Don Chaffey, 1963), Kali in The Golden Voyage of Sinbad (dir. Gordon Hessler, 1973) and
the world of cinematic special effects.
What
disrupts the guide’s offered reading is that all six of Kali’s
swords are different. After a tip-off from my Lord
of the Rings fan
of a partner and much probing on http://lotr.wikia.com,
I found the swords resemble the named blades from the fantasy
franchise, namely, for example Hadhafang,
the Ringwraiths’ swords, Glamdring, Anguirel and Narsil. It’s also possible there’s some Highlander in there with further connections between owners and weapons. They could well be indicating that Kali, or at least this version of her, is an amalgamation of many warriors/warrior goddesses. What else are contemporary and rebooted characters if not a bricolage of traces of their progenitors?
Further
parallels can be drawn when thinking about cinema and sculptures as
documents signifying
ephemeral originals. As outlined in part 17,
most casting techniques result in the destruction of or damage to the
original from which the mould was made. In live-action film, the
performances for camera are lost to space and time, the resulting
edited film being the trace of their existence (what film theorist
Laura Mulvey
terms as ‘thenness’ and ‘nowness’). The finished sculpture is
also the trace resulting from the editing (carving, welding,
finishing, etc.) of the materials, materials which embody geological
time rather than the relatively young and fleeting nature of the
range of materials that store, preserve and project works of cinema.

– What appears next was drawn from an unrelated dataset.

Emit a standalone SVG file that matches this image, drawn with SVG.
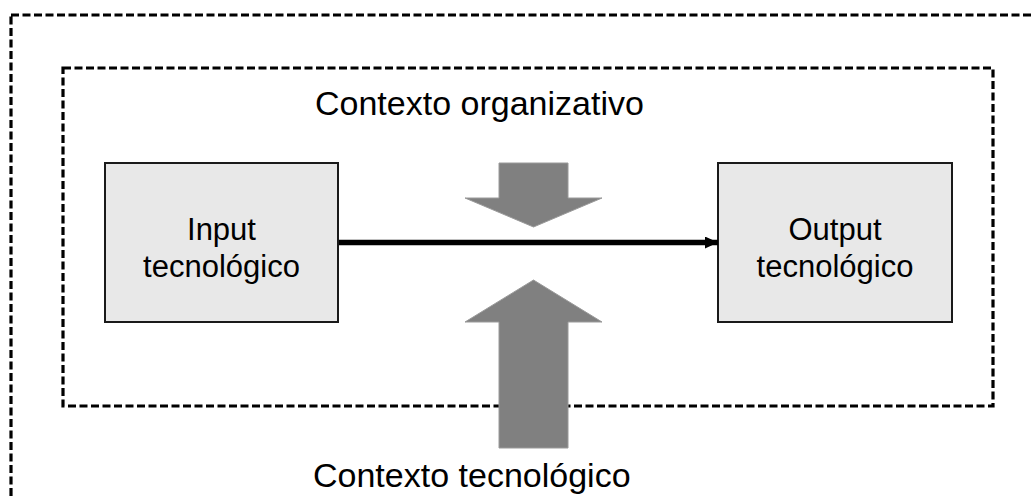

Whereas cinema gives time to flattened moments of arrest, sculpture spatialises layers of time: the time of the materials’ making, the documented duration of its assemblage, the moment depicted, and its gradual degradation thereafter.
When
the sculptures made from raw stone or alloyed metals depict
characters and personae from contemporary (broadly twentieth- and
twenty-first-century) culture, a connection is made between the now of
the recent and the then of the ancient past and pre-history. When
faced with the vastness of time and space represented in rocks and
ores that took millions of years to form, is Jaws
truly
any less profound than Cetus as a mythological sea monster? Surely as
far as our billions-of-years-old Earth is concerned, it’s all just
human nonsense anyway. But for us, our fictions are nonsense we use
to learn and to share empathy, to experience and to feel, and as such
are more than nonsense to us. They help us understand and communicate
the incommunicable. Given the arguments over whether Hirst's work can even be considered as art or if it is ‘high art lite’, I must think through
the other ontological question of ‘what is art?’, and in particular what the nature and significance of art is or could be well into the twenty-first century.